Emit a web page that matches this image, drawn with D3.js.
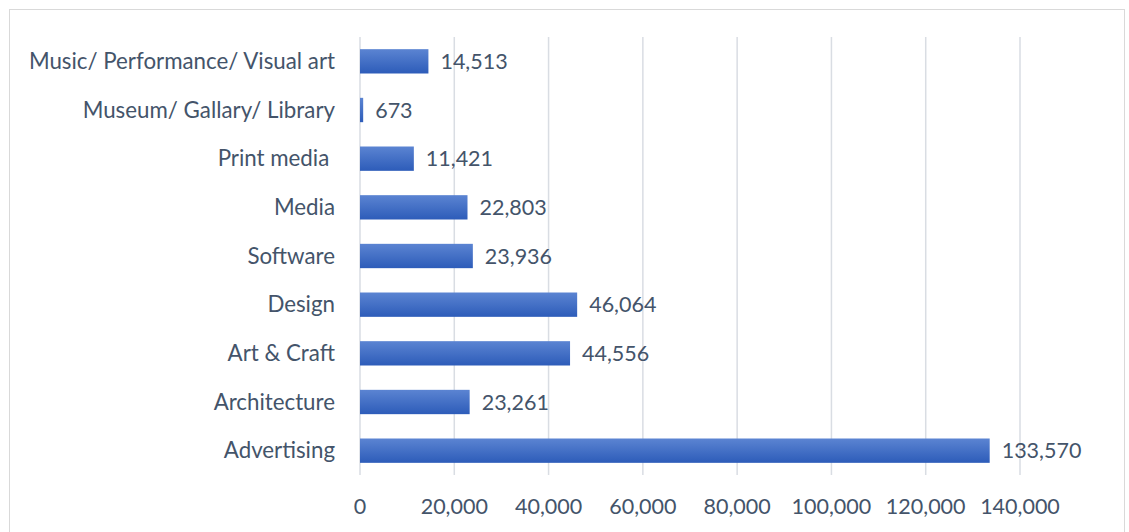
<!DOCTYPE html>
<html><head><meta charset="utf-8">
<script src="https://cdn.jsdelivr.net/npm/d3@7"></script>
<style>body{margin:0;background:#fff}svg{display:block}</style>
</head><body>
<script>
const categories = ["Music/ Performance/ Visual art","Museum/ Gallary/ Library","Print media ","Media","Software","Design","Art & Craft","Architecture","Advertising"];
const values = [14513,673,11421,22803,23936,46064,44556,23261,133570];
const tickValues = [0,20000,40000,60000,80000,100000,120000,140000];

const W=1129,H=532;
const svg=d3.select("body").append("svg").attr("width",W).attr("height",H);
svg.append("rect").attr("x",9.5).attr("y",9.5).attr("width",1115).attr("height",540).attr("fill","#fff").attr("stroke","#d9d9d9");
const defs=svg.append("defs");
const g=defs.append("linearGradient").attr("id","bg").attr("x1",0).attr("x2",0).attr("y1",0).attr("y2",1);
g.append("stop").attr("offset","0%").attr("stop-color","#5b84d2");
g.append("stop").attr("offset","100%").attr("stop-color","#2d5cb9");

const x=d3.scaleLinear().domain([0,140000]).range([360,1020]);
const y=d3.scaleBand().domain(categories).range([37,475]).paddingInner(0.5).paddingOuter(0.25);
const font="Lato, sans-serif", col="#44546a", fs=21.5;

svg.append("g").selectAll("line").data(tickValues).join("line")
 .attr("x1",d=>x(d)).attr("x2",d=>x(d)).attr("y1",37).attr("y2",475)
 .attr("stroke","#d9dde3").attr("stroke-width",1.5);

svg.append("g").selectAll("rect").data(values).join("rect")
 .attr("x",x(0)).attr("y",(d,i)=>y(categories[i])).attr("width",d=>x(d)-x(0)).attr("height",y.bandwidth())
 .attr("fill","url(#bg)");

svg.append("g").selectAll("text").data(values).join("text")
 .attr("x",d=>x(d)+12).attr("y",(d,i)=>y(categories[i])+y.bandwidth()/2).attr("dy","0.35em")
 .attr("font-family",font).attr("font-size",fs).attr("fill",col).text(d=>d3.format(",")(d));

svg.append("g").selectAll("text").data(categories).join("text")
 .attr("x",335).attr("y",d=>y(d)+y.bandwidth()/2).attr("dy","0.35em").attr("text-anchor","end")
 .attr("font-family",font).attr("font-size",22.3).attr("fill",col).style("white-space","pre").text(d=>d);

svg.append("g").selectAll("text").data(tickValues).join("text")
 .attr("x",d=>x(d)).attr("y",506).attr("dy","0.35em").attr("text-anchor","middle")
 .attr("font-family",font).attr("font-size",fs).attr("fill",col).text(d=>d3.format(",")(d));
</script>
</body></html>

++++++++++++++++++++

**Written problem:**
Set down the material above as is, without any pictures.

**Written response:**
Emit a web page that matches this image, drawn with D3.js.
<!DOCTYPE html>
<html><head><meta charset="utf-8">
<script src="https://cdn.jsdelivr.net/npm/d3@7"></script>
<style>body{margin:0;background:#fff}svg{display:block}</style>
</head><body>
<script>
const categories = ["Music/ Performance/ Visual art","Museum/ Gallary/ Library","Print media ","Media","Software","Design","Art & Craft","Architecture","Advertising"];
const values = [14513,673,11421,22803,23936,46064,44556,23261,133570];
const tickValues = [0,20000,40000,60000,80000,100000,120000,140000];

const W=1129,H=532;
const svg=d3.select("body").append("svg").attr("width",W).attr("height",H);
svg.append("rect").attr("x",9.5).attr("y",9.5).attr("width",1115).attr("height",540).attr("fill","#fff").attr("stroke","#d9d9d9");
const defs=svg.append("defs");
const g=defs.append("linearGradient").attr("id","bg").attr("x1",0).attr("x2",0).attr("y1",0).attr("y2",1);
g.append("stop").attr("offset","0%").attr("stop-color","#5b84d2");
g.append("stop").attr("offset","100%").attr("stop-color","#2d5cb9");

const x=d3.scaleLinear().domain([0,140000]).range([360,1020]);
const y=d3.scaleBand().domain(categories).range([37,475]).paddingInner(0.5).paddingOuter(0.25);
const font="Lato, sans-serif", col="#44546a", fs=21.5;

svg.append("g").selectAll("line").data(tickValues).join("line")
 .attr("x1",d=>x(d)).attr("x2",d=>x(d)).attr("y1",37).attr("y2",475)
 .attr("stroke","#d9dde3").attr("stroke-width",1.5);

svg.append("g").selectAll("rect").data(values).join("rect")
 .attr("x",x(0)).attr("y",(d,i)=>y(categories[i])).attr("width",d=>x(d)-x(0)).attr("height",y.bandwidth())
 .attr("fill","url(#bg)");

svg.append("g").selectAll("text").data(values).join("text")
 .attr("x",d=>x(d)+12).attr("y",(d,i)=>y(categories[i])+y.bandwidth()/2).attr("dy","0.35em")
 .attr("font-family",font).attr("font-size",fs).attr("fill",col).text(d=>d3.format(",")(d));

svg.append("g").selectAll("text").data(categories).join("text")
 .attr("x",335).attr("y",d=>y(d)+y.bandwidth()/2).attr("dy","0.35em").attr("text-anchor","end")
 .attr("font-family",font).attr("font-size",22.3).attr("fill",col).style("white-space","pre").text(d=>d);

svg.append("g").selectAll("text").data(tickValues).join("text")
 .attr("x",d=>x(d)).attr("y",506).attr("dy","0.35em").attr("text-anchor","middle")
 .attr("font-family",font).attr("font-size",fs).attr("fill",col).text(d=>d3.format(",")(d));
</script>
</body></html>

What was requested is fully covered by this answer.